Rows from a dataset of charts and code
★ ★ ★

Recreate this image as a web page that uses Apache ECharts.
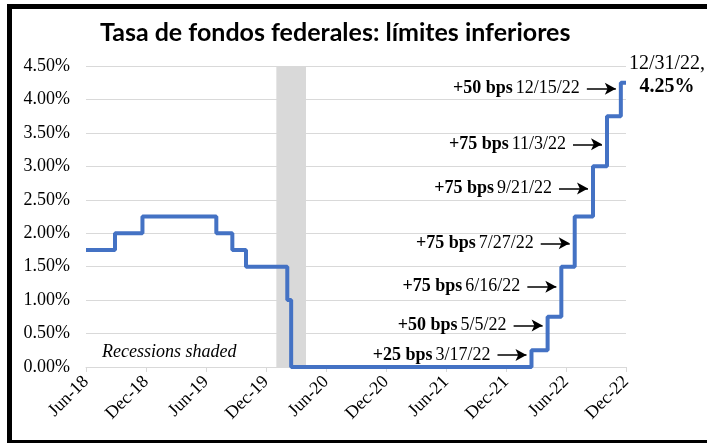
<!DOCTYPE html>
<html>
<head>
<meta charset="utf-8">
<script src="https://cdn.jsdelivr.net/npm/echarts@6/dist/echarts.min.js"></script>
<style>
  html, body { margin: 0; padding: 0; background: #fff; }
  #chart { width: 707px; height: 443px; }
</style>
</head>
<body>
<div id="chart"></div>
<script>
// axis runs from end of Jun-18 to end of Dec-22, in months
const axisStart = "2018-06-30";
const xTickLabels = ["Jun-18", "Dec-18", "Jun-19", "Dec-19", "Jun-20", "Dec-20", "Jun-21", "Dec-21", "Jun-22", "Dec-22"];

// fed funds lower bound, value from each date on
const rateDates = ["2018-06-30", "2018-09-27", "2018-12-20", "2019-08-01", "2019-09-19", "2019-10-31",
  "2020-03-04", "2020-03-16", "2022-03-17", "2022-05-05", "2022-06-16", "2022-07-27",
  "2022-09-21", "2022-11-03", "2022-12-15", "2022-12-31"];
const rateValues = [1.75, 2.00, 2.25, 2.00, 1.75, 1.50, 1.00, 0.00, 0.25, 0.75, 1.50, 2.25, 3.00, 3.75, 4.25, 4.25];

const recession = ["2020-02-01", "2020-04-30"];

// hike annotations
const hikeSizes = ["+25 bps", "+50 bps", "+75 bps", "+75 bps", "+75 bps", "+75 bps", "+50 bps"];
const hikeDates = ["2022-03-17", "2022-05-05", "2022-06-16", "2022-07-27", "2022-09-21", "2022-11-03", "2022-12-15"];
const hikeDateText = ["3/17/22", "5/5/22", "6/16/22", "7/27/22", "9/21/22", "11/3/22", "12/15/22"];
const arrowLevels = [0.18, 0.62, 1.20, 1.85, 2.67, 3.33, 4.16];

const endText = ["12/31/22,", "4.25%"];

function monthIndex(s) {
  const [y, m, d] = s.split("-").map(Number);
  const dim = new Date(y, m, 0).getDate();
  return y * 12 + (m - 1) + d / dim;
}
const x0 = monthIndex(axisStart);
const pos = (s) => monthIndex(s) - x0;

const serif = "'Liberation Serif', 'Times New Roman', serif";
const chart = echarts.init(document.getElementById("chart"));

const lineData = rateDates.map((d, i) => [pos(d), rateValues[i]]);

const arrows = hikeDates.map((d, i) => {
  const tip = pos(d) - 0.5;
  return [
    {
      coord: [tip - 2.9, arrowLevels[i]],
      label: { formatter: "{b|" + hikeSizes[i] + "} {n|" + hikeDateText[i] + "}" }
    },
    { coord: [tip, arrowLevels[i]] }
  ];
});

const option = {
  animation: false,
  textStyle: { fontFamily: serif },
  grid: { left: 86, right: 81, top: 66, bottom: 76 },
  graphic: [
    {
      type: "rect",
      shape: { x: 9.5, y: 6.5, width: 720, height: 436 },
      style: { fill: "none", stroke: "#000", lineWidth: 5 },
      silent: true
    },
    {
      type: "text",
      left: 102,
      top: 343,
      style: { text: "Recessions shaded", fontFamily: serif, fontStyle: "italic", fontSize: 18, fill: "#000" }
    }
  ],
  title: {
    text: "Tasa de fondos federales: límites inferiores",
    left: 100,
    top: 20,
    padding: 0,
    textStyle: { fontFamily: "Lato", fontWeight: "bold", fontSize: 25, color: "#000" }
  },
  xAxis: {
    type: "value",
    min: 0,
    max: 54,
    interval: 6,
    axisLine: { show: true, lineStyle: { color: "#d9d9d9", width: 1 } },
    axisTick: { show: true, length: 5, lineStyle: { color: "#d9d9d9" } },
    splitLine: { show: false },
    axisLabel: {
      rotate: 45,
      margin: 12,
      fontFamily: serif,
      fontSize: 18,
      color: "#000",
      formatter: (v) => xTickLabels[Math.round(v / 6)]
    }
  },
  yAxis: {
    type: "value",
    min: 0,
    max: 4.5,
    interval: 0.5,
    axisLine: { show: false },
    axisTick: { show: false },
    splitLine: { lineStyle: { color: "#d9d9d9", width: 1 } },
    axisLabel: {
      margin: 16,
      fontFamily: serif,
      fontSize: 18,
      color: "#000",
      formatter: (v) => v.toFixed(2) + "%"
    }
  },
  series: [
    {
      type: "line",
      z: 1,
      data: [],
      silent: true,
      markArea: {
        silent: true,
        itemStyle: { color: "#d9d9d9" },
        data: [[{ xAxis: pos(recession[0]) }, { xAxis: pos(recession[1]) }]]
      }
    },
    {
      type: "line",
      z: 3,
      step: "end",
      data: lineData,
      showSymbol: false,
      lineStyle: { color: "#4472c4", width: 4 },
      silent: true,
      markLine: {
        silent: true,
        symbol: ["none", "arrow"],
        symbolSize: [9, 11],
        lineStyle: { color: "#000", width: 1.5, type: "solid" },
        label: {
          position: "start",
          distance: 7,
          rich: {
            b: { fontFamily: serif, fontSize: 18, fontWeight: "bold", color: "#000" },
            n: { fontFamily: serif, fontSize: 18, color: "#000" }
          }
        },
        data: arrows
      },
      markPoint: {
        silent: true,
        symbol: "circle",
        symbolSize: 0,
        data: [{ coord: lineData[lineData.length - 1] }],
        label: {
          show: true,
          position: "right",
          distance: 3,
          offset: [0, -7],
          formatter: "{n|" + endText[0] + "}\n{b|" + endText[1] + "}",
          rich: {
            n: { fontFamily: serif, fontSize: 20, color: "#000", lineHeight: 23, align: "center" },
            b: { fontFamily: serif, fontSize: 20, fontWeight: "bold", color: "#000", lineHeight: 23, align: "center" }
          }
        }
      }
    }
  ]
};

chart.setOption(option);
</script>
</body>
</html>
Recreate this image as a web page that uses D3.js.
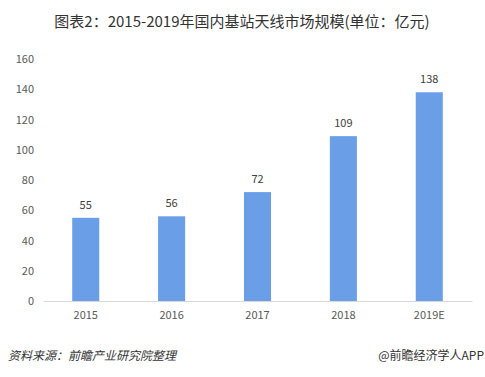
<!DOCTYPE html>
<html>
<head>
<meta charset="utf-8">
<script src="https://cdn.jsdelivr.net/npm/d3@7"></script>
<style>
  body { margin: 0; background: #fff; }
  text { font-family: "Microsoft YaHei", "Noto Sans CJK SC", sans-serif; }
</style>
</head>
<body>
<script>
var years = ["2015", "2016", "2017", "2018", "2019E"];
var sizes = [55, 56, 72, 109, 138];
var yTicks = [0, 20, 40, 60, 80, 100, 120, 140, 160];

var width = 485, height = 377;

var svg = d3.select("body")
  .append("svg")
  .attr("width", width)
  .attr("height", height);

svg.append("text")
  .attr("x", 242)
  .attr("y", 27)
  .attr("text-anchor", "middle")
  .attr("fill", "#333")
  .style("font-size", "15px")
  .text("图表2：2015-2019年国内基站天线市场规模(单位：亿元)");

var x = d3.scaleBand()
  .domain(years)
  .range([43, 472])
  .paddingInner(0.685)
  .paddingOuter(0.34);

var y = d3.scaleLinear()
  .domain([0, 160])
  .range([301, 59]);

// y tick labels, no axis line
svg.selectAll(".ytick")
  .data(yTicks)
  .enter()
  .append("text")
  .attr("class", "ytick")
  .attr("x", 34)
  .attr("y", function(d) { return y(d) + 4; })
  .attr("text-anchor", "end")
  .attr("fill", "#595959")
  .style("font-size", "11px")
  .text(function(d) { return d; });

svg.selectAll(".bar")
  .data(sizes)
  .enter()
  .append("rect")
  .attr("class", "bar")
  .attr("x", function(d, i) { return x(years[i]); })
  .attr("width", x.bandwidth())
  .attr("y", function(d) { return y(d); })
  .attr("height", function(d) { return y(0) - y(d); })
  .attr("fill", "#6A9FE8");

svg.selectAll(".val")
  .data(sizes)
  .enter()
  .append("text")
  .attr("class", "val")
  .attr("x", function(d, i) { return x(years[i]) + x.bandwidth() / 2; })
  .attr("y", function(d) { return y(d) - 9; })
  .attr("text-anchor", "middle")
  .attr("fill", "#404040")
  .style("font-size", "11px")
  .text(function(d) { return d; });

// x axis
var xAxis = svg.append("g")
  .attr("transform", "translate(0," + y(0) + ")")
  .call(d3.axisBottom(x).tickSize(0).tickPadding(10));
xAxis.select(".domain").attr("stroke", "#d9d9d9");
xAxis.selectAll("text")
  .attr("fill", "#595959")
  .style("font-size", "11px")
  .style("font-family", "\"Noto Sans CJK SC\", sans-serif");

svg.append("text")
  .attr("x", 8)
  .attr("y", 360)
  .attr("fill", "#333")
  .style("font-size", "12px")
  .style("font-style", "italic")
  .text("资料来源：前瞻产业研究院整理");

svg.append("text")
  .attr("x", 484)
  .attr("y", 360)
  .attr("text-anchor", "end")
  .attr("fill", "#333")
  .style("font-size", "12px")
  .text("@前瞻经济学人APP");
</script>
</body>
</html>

★ ★ ★

=== Task directions ===
Reproduce exactly, and only, the lines from the one containing "Recreate this image as a web page that uses D3.js." through the one containing "var width = 485, height = 377;", including both; leave out any pictures.

=== Result of this exercise ===
Recreate this image as a web page that uses D3.js.
<!DOCTYPE html>
<html>
<head>
<meta charset="utf-8">
<script src="https://cdn.jsdelivr.net/npm/d3@7"></script>
<style>
  body { margin: 0; background: #fff; }
  text { font-family: "Microsoft YaHei", "Noto Sans CJK SC", sans-serif; }
</style>
</head>
<body>
<script>
var years = ["2015", "2016", "2017", "2018", "2019E"];
var sizes = [55, 56, 72, 109, 138];
var yTicks = [0, 20, 40, 60, 80, 100, 120, 140, 160];

var width = 485, height = 377;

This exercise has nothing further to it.